One major barrier to RO implementation includes the cost of electricity consumption, representing up to 50% of the total cost of producing water with RO [60]. However, California is approaching a unique conundrum when it comes to electricity production. In 2015, California passed Senate Bill 350, which increased its renewable portfolio standard from 33% to 50% by 2030, which is anticipated to result in 12,000 GWh electricity overgeneration per year, mainly due to the excess of solar capacity during daytime hours [7,61]. This solar growth is expected to significantly decrease the wholesale electricity prices during daytime hours, pointing to an opportunity to incorporate flexible loads that can be timed according to solar availability. Thus, ramping up treatment capacity during the day to use excess solar generation could significantly decrease costs and relieve potential overgeneration. While electric power intermittency has been shown to accelerate membrane degradation due to pressure and flow rate fluctuations [62,63], incorporating mechanical pressure stabilizers or storage into integrated photovoltaics or wind-powered desalination facilities can boost performance by maintaining a constant permeate flowrate [60,62,63].
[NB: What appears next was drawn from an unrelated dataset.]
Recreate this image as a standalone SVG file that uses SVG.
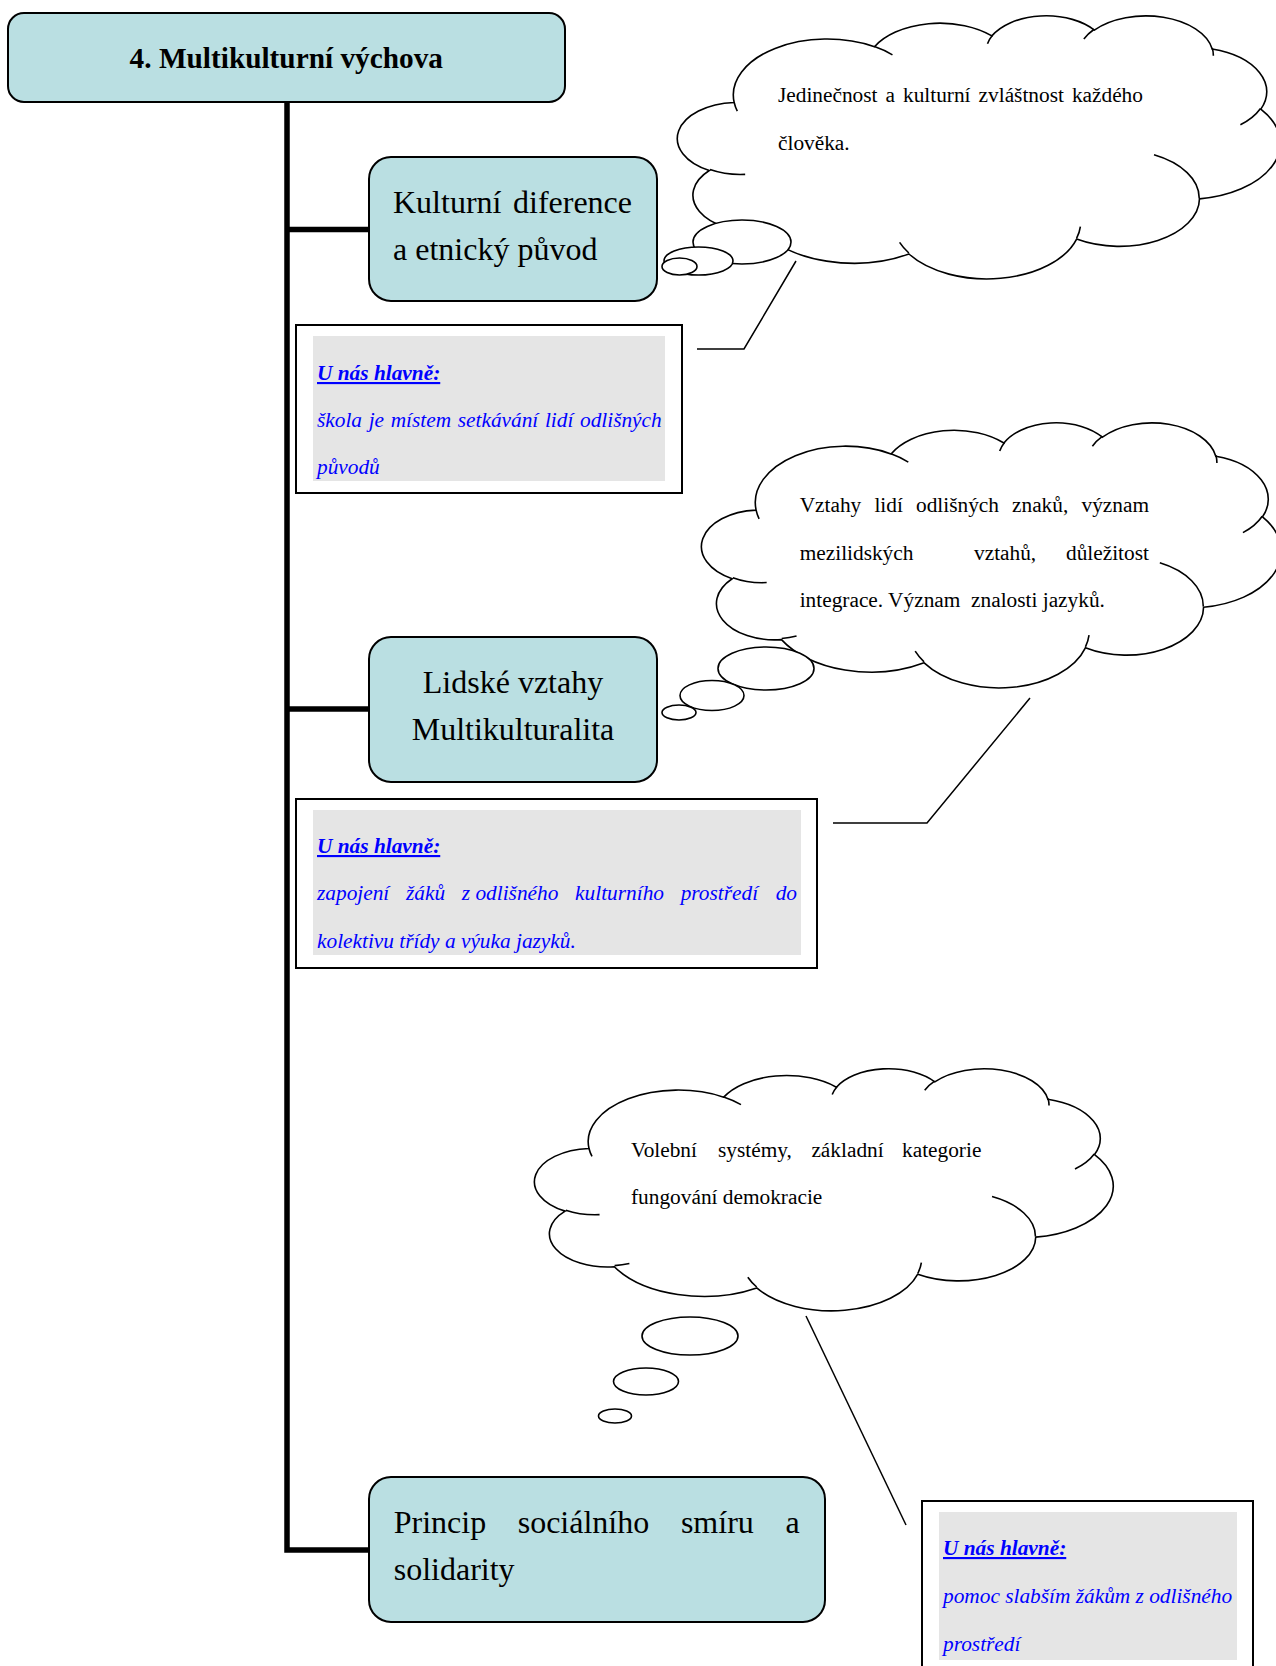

A second common barrier to inland RO is the difficulty of ultimate brine discharge [45]. The transport of brine concentrate from inland RO plants is often cost prohibitive, reducing the economic feasibility of such facilities [41]. However, California’s regions of produced water generation are co-located with thousands of Class II injection wells, which could be utilized to inject brine concentrate, since these wells are already permitted for produced water discharges and infrastructure is already in place. In 2015, 80% (369 million m${}^3$) of the total produced water (468 million m${}^3$) was injected into Class II wells as the final disposal method in California [64,65,66,67]. The result of this study indicated that 115 million m${}^3$ of brine would require a disposal, which is within the current holding capability of Class II wells. This is a unique opportunity for inland brackish water desalination that is not available in many regions of the US due to geological constraints.

5. Conclusions

To conclude, the cost of treating and transporting produced water to cities for beneficial use is dependent upon the quality and quantity of source water, as well as the distance, elevation, and desired end quality of the water. While the total cost of upgrading degraded water sources can be quite high, growing water scarcity places a new precedent on utilizing alternative water sources. Although other alternative sources of water exist, over half a billion cubic meters of produced water from oil and gas operations in California are being produced each year, and these supplies are generally co-located with regions already experiencing devastating water shortages. Locating such a water management strategy in California’s Central Valley offers a number of synergistic opportunities for utilizing produced water for beneficial uses to offset the cost of desalination, while addressing critical water shortages issues in adjacent communities. Given the state’s ongoing drought in conjunction with the prospect of cheap, daytime solar electricity and widely available Class II injection well sites for brine, inland brackish water desalination might become an attractive option for utilizing degraded water sources such as produced water from oil and gas extraction for beneficial uses, especially as the cost of baseline water supplies increase.